There are many "how to" books, Rabiger reminds us, but there are philosophical and structural differences in making a Feature (fictitious) film and a Documentary film.
For instance, the Feature is a work that is constantly striving to be consistent with a pre-existent script. And, the goal of the director, crew and actors is to be faithful to the written word. A Documentary, on the other hand, starts off with a question and the director, crew and guests attempt to capture future, undetermined events in a relentless pursuit of The Truth. The Documentary, therefore, is essentially the process by which an answer is obtained.
These distinctions are important because it influences how the film would be made, the costs incurred, the manner in which footage is used, types of video, audio and perhaps, digital editing and processing time. There's also issues dealing with "rights" that cannot be known until footage is shot.

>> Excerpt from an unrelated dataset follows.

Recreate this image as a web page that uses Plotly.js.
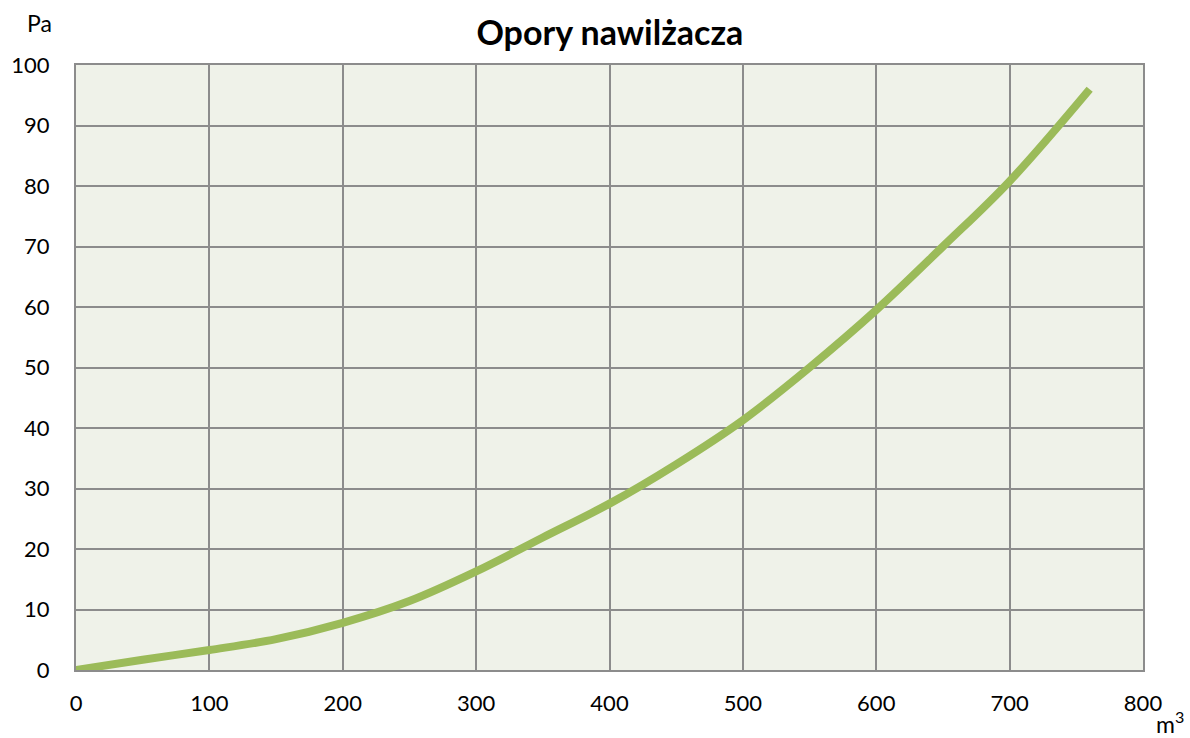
<!DOCTYPE html>
<html>
<head>
<meta charset="utf-8">
<script src="https://cdn.plot.ly/plotly-3.0.1.min.js"></script>
<style>html,body{margin:0;padding:0;background:#fff;}#chart{width:1190px;height:738px;}</style>
</head>
<body>
<div id="chart"></div>
<script>
const flow = [0, 50, 100, 150, 200, 250, 300, 350, 400, 450, 500, 550, 600, 650, 700, 760];
const pressure = [0, 1.7, 3.3, 5.1, 7.8, 11.4, 16.3, 21.9, 27.5, 34.0, 41.3, 50.0, 59.5, 70.0, 80.8, 96.0];
const xTicks = [0, 100, 200, 300, 400, 500, 600, 700, 800];
const yTicks = [0, 10, 20, 30, 40, 50, 60, 70, 80, 90, 100];
const titleText = 'Opory nawilżacza';
const yUnit = 'Pa';
const xUnit = 'm<sup>3</sup>';

const font = 'Lato, Open Sans, Noto Sans, Liberation Sans, sans-serif';
const trace = {
  x: flow, y: pressure, type: 'scatter', mode: 'lines',
  line: {color: '#9bbb59', width: 8, shape: 'spline', smoothing: 1},
  hoverinfo: 'skip'
};
const layout = {
  width: 1190, height: 738,
  margin: {l: 76, r: 47, t: 65, b: 68},
  paper_bgcolor: '#ffffff', plot_bgcolor: '#eff2e9',
  showlegend: false,
  title: {text: '<b>' + titleText + '</b>', x: 0.5125, xanchor: 'center', y: 0.955, yanchor: 'middle',
          font: {family: font, size: 34, color: '#000'}},
  xaxis: {range: [0, 800], tickvals: xTicks, ticktext: xTicks.map(String), showgrid: true,
          gridcolor: '#8c8c8c', gridwidth: 2, zeroline: false, showline: true, linecolor: '#8c8c8c',
          linewidth: 2, mirror: true, ticks: '', ticklabelstandoff: 13,
          tickfont: {family: font, size: 22, color: '#000'}, fixedrange: true},
  yaxis: {range: [0, 100], tickvals: yTicks, ticktext: yTicks.map(String), showgrid: true,
          gridcolor: '#8c8c8c', gridwidth: 2, zeroline: false, showline: true, linecolor: '#8c8c8c',
          linewidth: 2, mirror: true, ticks: '', ticklabelstandoff: 20,
          tickfont: {family: font, size: 22, color: '#000'}, fixedrange: true},
  annotations: [
    {text: yUnit, xref: 'paper', yref: 'paper', x: -0.034, y: 1.0, yshift: 42, xanchor: 'center', yanchor: 'middle',
     showarrow: false, font: {family: font, size: 23, color: '#000'}},
    {text: xUnit, xref: 'paper', yref: 'paper', x: 1.0, y: 0, xshift: 27, yshift: -52, xanchor: 'center', yanchor: 'middle',
     showarrow: false, font: {family: font, size: 23, color: '#000'}}
  ]
};
Plotly.newPlot('chart', [trace], layout, {displayModeBar: false, staticPlot: true});
</script>
</body>
</html>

The book, Directing The Documentary, lays out in the most minutest of detail the basics and some advanced theories on creating a marketable documentary feature. The text is broken down into two (2) "books." One, "The Fundamentals" is an overview of creating a documentary by examining theories behind pursuing the project, the use of audio and video tools, working with cast and crew, budgetary issues, post-production tools and festivals. The other, Book 2, "Advanced Theories," is just that, an in depth look at aesthetics, production issues (pre and post), the script, narration, music and editing structural problems as well as some thoughts about starting a career as a documentary filmmaker.
This is one of the most valuable books on the subject of filmmaking and documentary filmmaking in particular that anyone who is remotely interested would want to own.
It is my sincerest pleasure to recommend this book without any hesitation.